_Your instructions_: Would you transcribe the whole listing exactly, minus its pictures?

_Source data_:
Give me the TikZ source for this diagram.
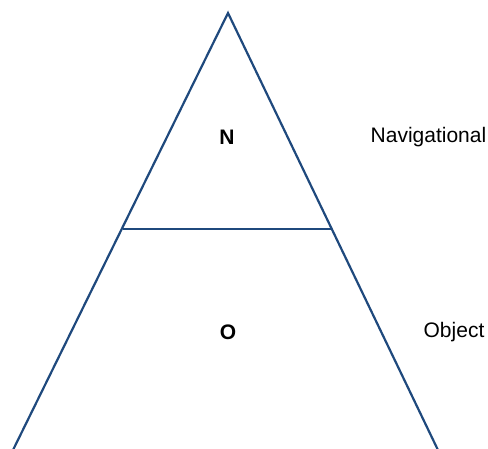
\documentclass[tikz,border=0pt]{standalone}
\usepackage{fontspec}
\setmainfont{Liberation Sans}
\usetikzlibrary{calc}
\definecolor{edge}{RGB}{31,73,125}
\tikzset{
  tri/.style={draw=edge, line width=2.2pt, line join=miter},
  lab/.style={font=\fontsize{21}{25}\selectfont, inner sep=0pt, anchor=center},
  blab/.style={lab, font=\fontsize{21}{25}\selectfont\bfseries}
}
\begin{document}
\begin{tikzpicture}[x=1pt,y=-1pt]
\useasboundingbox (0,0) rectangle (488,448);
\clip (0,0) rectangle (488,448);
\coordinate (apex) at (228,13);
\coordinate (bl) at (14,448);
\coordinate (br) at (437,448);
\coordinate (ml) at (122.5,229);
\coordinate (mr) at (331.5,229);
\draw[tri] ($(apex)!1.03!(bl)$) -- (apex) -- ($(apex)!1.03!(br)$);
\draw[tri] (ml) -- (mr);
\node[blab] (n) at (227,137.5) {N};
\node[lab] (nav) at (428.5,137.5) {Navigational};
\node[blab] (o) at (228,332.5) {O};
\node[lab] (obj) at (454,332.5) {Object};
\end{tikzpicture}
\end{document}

_Exercise output_:
Give me the TikZ source for this diagram.
\documentclass[tikz,border=0pt]{standalone}
\usepackage{fontspec}
\setmainfont{Liberation Sans}
\usetikzlibrary{calc}
\definecolor{edge}{RGB}{31,73,125}
\tikzset{
  tri/.style={draw=edge, line width=2.2pt, line join=miter},
  lab/.style={font=\fontsize{21}{25}\selectfont, inner sep=0pt, anchor=center},
  blab/.style={lab, font=\fontsize{21}{25}\selectfont\bfseries}
}
\begin{document}
\begin{tikzpicture}[x=1pt,y=-1pt]
\useasboundingbox (0,0) rectangle (488,448);
\clip (0,0) rectangle (488,448);
\coordinate (apex) at (228,13);
\coordinate (bl) at (14,448);
\coordinate (br) at (437,448);
\coordinate (ml) at (122.5,229);
\coordinate (mr) at (331.5,229);
\draw[tri] ($(apex)!1.03!(bl)$) -- (apex) -- ($(apex)!1.03!(br)$);
\draw[tri] (ml) -- (mr);
\node[blab] (n) at (227,137.5) {N};
\node[lab] (nav) at (428.5,137.5) {Navigational};
\node[blab] (o) at (228,332.5) {O};
\node[lab] (obj) at (454,332.5) {Object};
\end{tikzpicture}
\end{document}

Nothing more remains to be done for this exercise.